Interesting, some headsails like a tight luff for sailing closer to the wind (jib, Screecher/hooter) and looser to sail deeper. True? Why would a cat assymetrical spin be different?

I am not doubting the accuracy of your trim method, but may do some testing. I am assuming you loosen the spin/gen because it is fuller than the jib/screecher and you need the extra "play" to effectively trim the luff curl. I wonder at what "fullness" of sail cut that it becomes beneficial to ease the luff?

What about symmetrical spins? I thought you eased the spin halyard tension to go deep and tighten to go high (thinking of J-22).

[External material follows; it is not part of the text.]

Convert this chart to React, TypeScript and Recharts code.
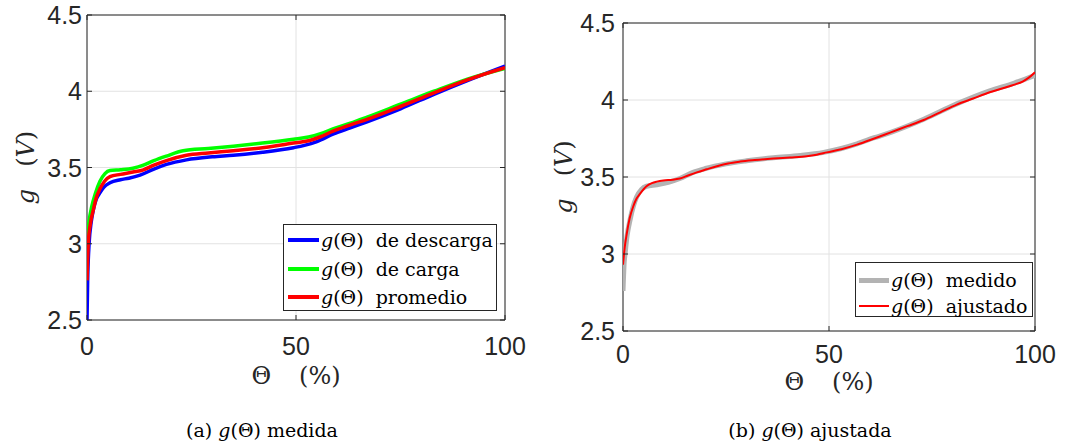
import React from 'react';
import { LineChart, Line, XAxis, YAxis, CartesianGrid, ReferenceArea, Label } from 'recharts';

const INK = '#262626';
const GRID = '#e2e2e2';
const SANS = '"Liberation Sans", Arial, Helvetica, sans-serif';
const SERIF = '"DejaVu Serif", serif';

// Axis ticks and ranges
const thetaTicks = [0, 50, 100];
const gTicks = [2.5, 3, 3.5, 4, 4.5];
const thetaDomain: [number, number] = [0, 100];
const gDomain: [number, number] = [2.5, 4.5];

// (a) discharge curve: Θ (%) and g (V)
const descargaTheta = [0, 0.15, 0.5, 1, 1.5, 2.2, 3, 4, 5.5, 8, 10, 12.7, 16, 19, 23.8, 30, 35, 42, 49.4, 52, 55, 59, 63, 67, 75, 83, 91, 100];
const descargaG = [2.5, 2.75, 3.0, 3.14, 3.22, 3.29, 3.33, 3.37, 3.4, 3.42, 3.43, 3.45, 3.49, 3.52, 3.55, 3.57, 3.58, 3.6, 3.63, 3.645, 3.67, 3.72, 3.76, 3.8, 3.885, 3.98, 4.07, 4.165];

// (a) charge curve
const cargaTheta = [0, 0.5, 1.1, 2, 3.1, 4.3, 5.5, 8, 11, 13.5, 16, 19, 23, 29, 35, 42, 49.4, 53, 55.7, 59, 63, 67, 75, 83, 91, 100];
const cargaG = [3.02, 3.15, 3.24, 3.33, 3.41, 3.46, 3.48, 3.485, 3.495, 3.515, 3.545, 3.575, 3.61, 3.625, 3.64, 3.66, 3.685, 3.7, 3.72, 3.755, 3.79, 3.83, 3.915, 4.0, 4.08, 4.15];

// (a) average curve
const promedioTheta = [0, 0.3, 0.8, 1.5, 2.2, 3.1, 4.2, 5.5, 8, 11, 13.5, 16, 19, 23.8, 29, 35, 42, 49.4, 53, 55.7, 59, 63, 67, 75, 83, 91, 100];
const promedioG = [2.76, 3.0, 3.13, 3.22, 3.3, 3.36, 3.41, 3.44, 3.455, 3.47, 3.485, 3.515, 3.545, 3.58, 3.595, 3.61, 3.63, 3.66, 3.675, 3.7, 3.74, 3.78, 3.815, 3.9, 3.99, 4.075, 4.155];

// (b) measured curve
const medidoTheta = [0, 0.3, 0.5, 1, 1.7, 2.5, 3.3, 4.5, 5.7, 8.2, 11, 13.8, 17, 20, 25, 30, 36.5, 43, 48.7, 53, 56.8, 61, 65, 73, 81, 89, 95, 100];
const medidoG = [2.76, 2.95, 3.0, 3.12, 3.22, 3.31, 3.37, 3.42, 3.44, 3.45, 3.465, 3.49, 3.53, 3.555, 3.585, 3.605, 3.625, 3.64, 3.66, 3.685, 3.715, 3.755, 3.79, 3.875, 3.975, 4.06, 4.11, 4.16];

// (b) fitted curve
const ajustadoTheta = [0, 0.4, 0.9, 1.6, 2.5, 3.3, 4.1, 5.7, 7, 8.2, 9.8, 12, 13.8, 15.8, 17.9, 20.3, 22.8, 25.5, 28.4, 32, 36.5, 40.5, 44.6, 47, 49.5, 53, 56.8, 61, 65, 69, 73, 77, 81, 85, 89, 92, 95, 97, 98.5, 100];
const ajustadoG = [2.93, 3.04, 3.13, 3.23, 3.31, 3.36, 3.39, 3.44, 3.46, 3.47, 3.478, 3.482, 3.49, 3.51, 3.53, 3.55, 3.57, 3.588, 3.6, 3.61, 3.62, 3.627, 3.635, 3.645, 3.66, 3.68, 3.71, 3.75, 3.79, 3.83, 3.87, 3.92, 3.97, 4.01, 4.05, 4.075, 4.1, 4.12, 4.145, 4.18];

type Pt = { theta: number; g: number };
const toPoints = (xs: number[], ys: number[]): Pt[] => xs.map((x, i) => ({ theta: x, g: ys[i] }));

type Series = { key: string; label: string; data: Pt[]; color: string; width: number };

const seriesA: Series[] = [
  { key: 'descarga', label: 'de descarga', data: toPoints(descargaTheta, descargaG), color: '#0000ff', width: 3.5 },
  { key: 'carga', label: 'de carga', data: toPoints(cargaTheta, cargaG), color: '#00ff00', width: 3.5 },
  { key: 'promedio', label: 'promedio', data: toPoints(promedioTheta, promedioG), color: '#ff0000', width: 3.5 },
];

const seriesB: Series[] = [
  { key: 'medido', label: 'medido', data: toPoints(medidoTheta, medidoG), color: '#b3b3b3', width: 5 },
  { key: 'ajustado', label: 'ajustado', data: toPoints(ajustadoTheta, ajustadoG), color: '#ff0000', width: 2 },
];

const Y_AXIS_W = 60;
const X_AXIS_H = 30;
const TICK_LEN = 5;

type Margin = { top: number; right: number; bottom: number; left: number };

type LegendSpec = {
  left: number; top: number; width: number; height: number;
  rows: number[]; sampleX: number; sampleW: number; textX: number; sampleWidths?: number[];
};

type PanelProps = {
  left: number;
  width: number;
  height: number;
  margin: Margin;
  series: Series[];
  yTickGap: number;
  xTickGap: number;
  xLabelDrop: number;
  yLabelInset: number;
  legend: LegendSpec;
};

const fmt = (v: number) => String(v);

function Panel(p: PanelProps) {
  const plotW = p.width - p.margin.left - p.margin.right - Y_AXIS_W;
  const plotH = p.height - p.margin.top - p.margin.bottom - X_AXIS_H;

  const yTick = (props: any) => {
    const { x, y, payload } = props;
    const ax = x + p.yTickGap;
    return (
      <g>
        <line x1={ax} x2={ax + TICK_LEN} y1={y} y2={y} stroke={INK} strokeWidth={1} />
        <line x1={ax + plotW - TICK_LEN} x2={ax + plotW} y1={y} y2={y} stroke={INK} strokeWidth={1} />
        <text x={x} y={y} dy="0.36em" textAnchor="end" fontFamily={SANS} fontSize={25} fill={INK}>
          {fmt(payload.value)}
        </text>
      </g>
    );
  };

  const xTick = (props: any) => {
    const { x, y, payload } = props;
    const ay = y - p.xTickGap;
    return (
      <g>
        <line x1={x} x2={x} y1={ay} y2={ay - TICK_LEN} stroke={INK} strokeWidth={1} />
        <line x1={x} x2={x} y1={ay - plotH} y2={ay - plotH + TICK_LEN} stroke={INK} strokeWidth={1} />
        <text x={x} y={y} dy="0.72em" textAnchor="middle" fontFamily={SANS} fontSize={25} fill={INK}>
          {fmt(payload.value)}
        </text>
      </g>
    );
  };

  const xLabel = (props: any) => {
    const vb = props.viewBox;
    const cx = vb.x + vb.width / 2;
    const by = vb.y + p.xLabelDrop;
    return (
      <text x={cx} y={by} textAnchor="middle" fontFamily={SERIF} fontSize={24} fill={INK}>
        <tspan>Θ</tspan>
        <tspan dx={28}>(%)</tspan>
      </text>
    );
  };

  const yLabel = (props: any) => {
    const vb = props.viewBox;
    const bx = vb.x + vb.width - p.yLabelInset;
    const cy = vb.y + vb.height / 2;
    return (
      <text x={bx} y={cy} transform={`rotate(-90 ${bx} ${cy})`} textAnchor="middle" fontFamily={SERIF} fontSize={24} fill={INK}>
        <tspan fontStyle="italic">g</tspan>
        <tspan dx={22}>(</tspan>
        <tspan fontStyle="italic">V</tspan>
        <tspan>)</tspan>
      </text>
    );
  };

  const lg = p.legend;

  return (
    <div style={{ position: 'absolute', left: p.left, top: 0, width: p.width, height: p.height }}>
      <LineChart width={p.width} height={p.height} margin={p.margin}>
        <CartesianGrid stroke={GRID} strokeWidth={1} />
        <XAxis
          type="number"
          dataKey="theta"
          domain={thetaDomain}
          ticks={thetaTicks}
          height={X_AXIS_H}
          axisLine={false}
          tickLine={false}
          tickSize={0}
          tickMargin={p.xTickGap}
          tick={xTick}
          allowDataOverflow
        >
          <Label content={xLabel} />
        </XAxis>
        <YAxis
          type="number"
          dataKey="g"
          domain={gDomain}
          ticks={gTicks}
          width={Y_AXIS_W}
          axisLine={false}
          tickLine={false}
          tickSize={0}
          tickMargin={p.yTickGap}
          tick={yTick}
          allowDataOverflow
        >
          <Label content={yLabel} />
        </YAxis>
        <ReferenceArea x1={0} x2={100} y1={2.5} y2={4.5} stroke={INK} strokeWidth={1} fill="none" fillOpacity={0} />
        {p.series.map((s) => (
          <Line
            key={s.key}
            data={s.data}
            dataKey="g"
            type="monotone"
            stroke={s.color}
            strokeWidth={s.width}
            dot={false}
            activeDot={false}
            isAnimationActive={false}
            strokeLinejoin="round"
          />
        ))}
      </LineChart>
      <div
        style={{
          position: 'absolute',
          left: lg.left,
          top: lg.top,
          width: lg.width,
          height: lg.height,
          border: `1px solid ${INK}`,
          background: '#fff',
          boxSizing: 'border-box',
          fontFamily: SERIF,
          fontSize: 19,
          color: '#000',
        }}
      >
        {p.series.map((s, i) => (
          <div key={s.key}>
            <div
              style={{
                position: 'absolute',
                left: lg.sampleX,
                top: lg.rows[i] - (lg.sampleWidths ? lg.sampleWidths[i] : s.width) / 2,
                width: lg.sampleW,
                height: lg.sampleWidths ? lg.sampleWidths[i] : s.width,
                background: s.color,
              }}
            />
            <div
              style={{
                position: 'absolute',
                left: lg.textX,
                top: lg.rows[i] - 14,
                height: 28,
                lineHeight: '28px',
                whiteSpace: 'nowrap',
              }}
            >
              <span style={{ fontStyle: 'italic' }}>g</span>(Θ)&nbsp; {s.label}
            </div>
          </div>
        ))}
      </div>
    </div>
  );
}

export default function App() {
  return (
    <div style={{ position: 'absolute', left: 0, top: 0, width: 1071, height: 446, background: '#fff', overflow: 'hidden' }}>
      <Panel
        left={0}
        width={540}
        height={400}
        margin={{ top: 15, right: 35, bottom: 50, left: 27 }}
        series={seriesA}
        yTickGap={5}
        xTickGap={17}
        xLabelDrop={64}
        yLabelInset={53}
        legend={{ left: 283, top: 224, width: 214, height: 87, rows: [15, 44, 72], sampleX: 4, sampleW: 31, textX: 37 }}
      />
      <Panel
        left={540}
        width={531}
        height={400}
        margin={{ top: 23, right: 36, bottom: 39, left: 23 }}
        series={seriesB}
        yTickGap={8}
        xTickGap={14}
        xLabelDrop={59}
        yLabelInset={51}
        legend={{ left: 315, top: 262, width: 178, height: 55, rows: [17, 43], sampleX: 3, sampleW: 30, textX: 35, sampleWidths: [5, 2] }}
      />
      <svg width={1071} height={446} style={{ position: 'absolute', left: 0, top: 0, pointerEvents: 'none' }}>
        <text x={262} y={437} textAnchor="middle" fontFamily={SERIF} fontSize={19} fill="#000">
          <tspan>(a) </tspan>
          <tspan fontStyle="italic">g</tspan>
          <tspan>(Θ) medida</tspan>
        </text>
        <text x={810} y={437} textAnchor="middle" fontFamily={SERIF} fontSize={19} fill="#000">
          <tspan>(b) </tspan>
          <tspan fontStyle="italic">g</tspan>
          <tspan>(Θ) ajustada</tspan>
        </text>
      </svg>
    </div>
  );
}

Mmmmm....may not be applicable since the speeds/apparent wind are so much different.


The soft-luff spinnaker is designed for an apparent wind angle around 90 degrees. If you are trying to run it considerably higher, the front collapses because it is so full and soft. I'm not sure if the sail actually flattens when you ease the tack line or if it helps because it simply lets the sail rotate around to the side more where it can catch wind at a better angle. While this does help keep the sail full it makes the sailing goove extremely narrow and the spin sheet loads are really tough on the crew. We spent about 50% of last year's Tybee tight reaching with the chute. The angle was so high that we were probably only gaining about 1/10 of a knot.